OBJECTIVE = From the listing below, pick out each line with the word "matplotlib".

DATA LINES =
·····

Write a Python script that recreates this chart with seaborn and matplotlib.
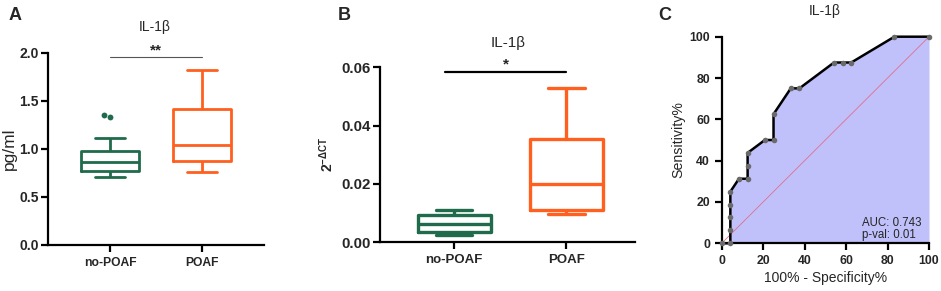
import numpy as np
import pandas as pd
import matplotlib
matplotlib.use("Agg")
import matplotlib.pyplot as plt
import seaborn as sns

# ---------------- data ----------------
groups = ["no-POAF", "POAF"]
# Panel A (pg/ml) (min, quartiles, max, outliers)
a_nopoaf = [0.71, 0.77, 0.77, 0.77, 0.86, 0.86, 0.86, 0.86, 0.98, 0.98, 1.11, 1.33, 1.35]
a_poaf = [0.76, 0.88, 1.04, 1.42, 1.82]
# Panel B (2^-ΔCT)
b_nopoaf = [0.0024, 0.0034, 0.0063, 0.0094, 0.0111]
b_poaf = [0.0098, 0.0111, 0.0201, 0.0353, 0.0529]
# Panel C ROC
roc_fpr = [0, 4.17, 4.17, 4.17, 4.17, 4.17, 8.33, 12.5, 12.5, 12.5, 20.83, 25, 25,
           33.33, 37.5, 54.17, 58.33, 62.5, 83.33, 100]
roc_tpr = [0, 0, 6.25, 12.5, 18.75, 25, 31.25, 31.25, 37.5, 43.75, 50, 50, 62.5,
           75, 75, 87.5, 87.5, 87.5, 100, 100]
auc_text = "AUC: 0.743"
p_text = "p-val: 0.01"

green = "#1f6b4b"
orange = "#ff5f1f"
palette = {"no-POAF": green, "POAF": orange}

sns.set_theme(style="ticks")
plt.rcParams["font.family"] = ["Liberation Sans", "DejaVu Sans"]
plt.rcParams["mathtext.fontset"] = "custom"
plt.rcParams["mathtext.rm"] = "Liberation Sans"
plt.rcParams["mathtext.bf"] = "Liberation Sans:bold"
plt.rcParams["mathtext.it"] = "Liberation Sans:italic"

W, H = 941, 291
fig = plt.figure(figsize=(W / 100, H / 100), dpi=100)


def px_ax(l, t, r, b):
    return fig.add_axes([l / W, 1 - b / H, (r - l) / W, (b - t) / H])


def ftext(x, y, s, **kw):
    fig.text(x / W, 1 - y / H, s, **kw)


def style_axes(ax, lw=1.6):
    for sp in ["top", "right"]:
        ax.spines[sp].set_visible(False)
    for sp in ["left", "bottom"]:
        ax.spines[sp].set_linewidth(lw)
        ax.spines[sp].set_color("black")
    ax.tick_params(width=lw, length=5, color="black", direction="out")


def long_df(a, b):
    return pd.DataFrame({"group": [groups[0]] * len(a) + [groups[1]] * len(b),
                         "value": list(a) + list(b)})

# ---------------- Panel A ----------------
axA = px_ax(48, 53, 264, 245)
dfA = long_df(a_nopoaf, a_poaf)
sns.boxplot(data=dfA, x="group", y="value", hue="group", palette=palette, fill=False,
            width=0.64, linewidth=2.0, whis=1.5, legend=False, ax=axA,
            showfliers=False)
# outliers (Tukey) shown as a small swarm
def tukey_out(vals):
    q1, q3 = np.percentile(vals, [25, 75])
    iqr = q3 - q1
    return [v for v in vals if v > q3 + 1.5 * iqr or v < q1 - 1.5 * iqr]
out_df = pd.DataFrame({"group": [groups[0]] * len(tukey_out(a_nopoaf)),
                       "value": tukey_out(a_nopoaf)})
sns.swarmplot(data=out_df, x="group", y="value", color=green, size=4.2,
              order=groups, ax=axA)
axA.set_xlim(-0.674, 1.674)
axA.set_ylim(0, 2.0)
axA.set_yticks([0, 0.5, 1.0, 1.5, 2.0])
axA.set_yticklabels(["0.0", "0.5", "1.0", "1.5", "2.0"])
style_axes(axA, 1.6)
axA.tick_params(axis="y", pad=1.5)
axA.set_xlabel("")
axA.set_ylabel("pg/ml", fontsize=12.5, labelpad=2)
for lab in axA.get_yticklabels():
    lab.set_fontweight("bold")
    lab.set_fontsize(10)
for lab in axA.get_xticklabels():
    lab.set_fontweight("bold")
    lab.set_fontsize(8.7)
sigA_y = 1.955
axA.plot([0, 1], [sigA_y, sigA_y], color="#555555", lw=0.8, clip_on=False)
ftext(156, 50, "**", ha="center", va="center", fontsize=11, fontweight="bold")
ftext(155, 27, "IL-1β", ha="center", va="center", fontsize=10)
ftext(15, 15, "A", ha="center", va="center", fontsize=13, fontweight="bold")

# ---------------- Panel B ----------------
axB = px_ax(380, 67.3, 635, 242.3)
dfB = long_df(b_nopoaf, b_poaf)
sns.boxplot(data=dfB, x="group", y="value", hue="group", palette=palette, fill=False,
            width=0.65, linewidth=2.4, whis=1.5, legend=False, ax=axB)
axB.set_xlim(-0.66, 1.61)
axB.set_ylim(0, 0.06)
axB.set_yticks([0, 0.02, 0.04, 0.06])
axB.set_yticklabels(["0.00", "0.02", "0.04", "0.06"])
style_axes(axB, 1.6)
axB.tick_params(axis="y", pad=1.5)
axB.set_xlabel("")
axB.set_ylabel(r"$\mathbf{2^{-\Delta CT}}$", fontsize=10, labelpad=4)
for lab in axB.get_yticklabels():
    lab.set_fontweight("bold")
    lab.set_fontsize(10.8)
for lab in axB.get_xticklabels():
    lab.set_fontweight("bold")
    lab.set_fontsize(9.5)
sigB_y = 0.0585
axB.plot([-0.08, 1.0], [sigB_y, sigB_y], color="black", lw=1.6, clip_on=False)
ftext(506, 64, "*", ha="center", va="center", fontsize=11, fontweight="bold")
ftext(508, 43, "IL-1β", ha="center", va="center", fontsize=11)
ftext(344, 15, "B", ha="center", va="center", fontsize=13, fontweight="bold")

# ---------------- Panel C ----------------
axC = px_ax(721.7, 36.7, 929, 243.3)
rocdf = pd.DataFrame({"fpr": roc_fpr, "tpr": roc_tpr})
axC.fill_between(rocdf["fpr"], rocdf["tpr"], 0, color="#c0c0fb", lw=0, zorder=1)
axC.plot([0, 100], [0, 100], color="#e0708a", lw=0.6, zorder=2)
sns.lineplot(data=rocdf, x="fpr", y="tpr", sort=False, estimator=None, color="black",
             lw=1.8, ax=axC, zorder=3, clip_on=False)
sns.scatterplot(data=rocdf, x="fpr", y="tpr", color="#6a6a6a", s=16, linewidth=0,
                ax=axC, zorder=4, clip_on=False)
axC.set_xlim(0, 100)
axC.set_ylim(0, 100)
axC.set_xticks([0, 20, 40, 60, 80, 100])
axC.set_yticks([0, 20, 40, 60, 80, 100])
style_axes(axC, 1.6)
axC.set_xlabel("100% - Specificity%", fontsize=10, labelpad=3)
axC.set_ylabel("Sensitivity%", fontsize=10.2, labelpad=3)
for lab in axC.get_yticklabels() + axC.get_xticklabels():
    lab.set_fontweight("bold")
    lab.set_fontsize(8.8)
axC.text(67.5, 8.6, auc_text, fontsize=8.3, ha="left", va="baseline")
axC.text(67.5, 2.6, p_text, fontsize=8.3, ha="left", va="baseline")
ftext(825, 11, "IL-1β", ha="center", va="center", fontsize=10)
ftext(665, 16, "C", ha="center", va="center", fontsize=13, fontweight="bold")

fig.savefig("out.png", dpi=100)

·····

TASK OUTPUT =
Write a Python script that recreates this chart with seaborn and matplotlib.
import matplotlib
matplotlib.use("Agg")
import matplotlib.pyplot as plt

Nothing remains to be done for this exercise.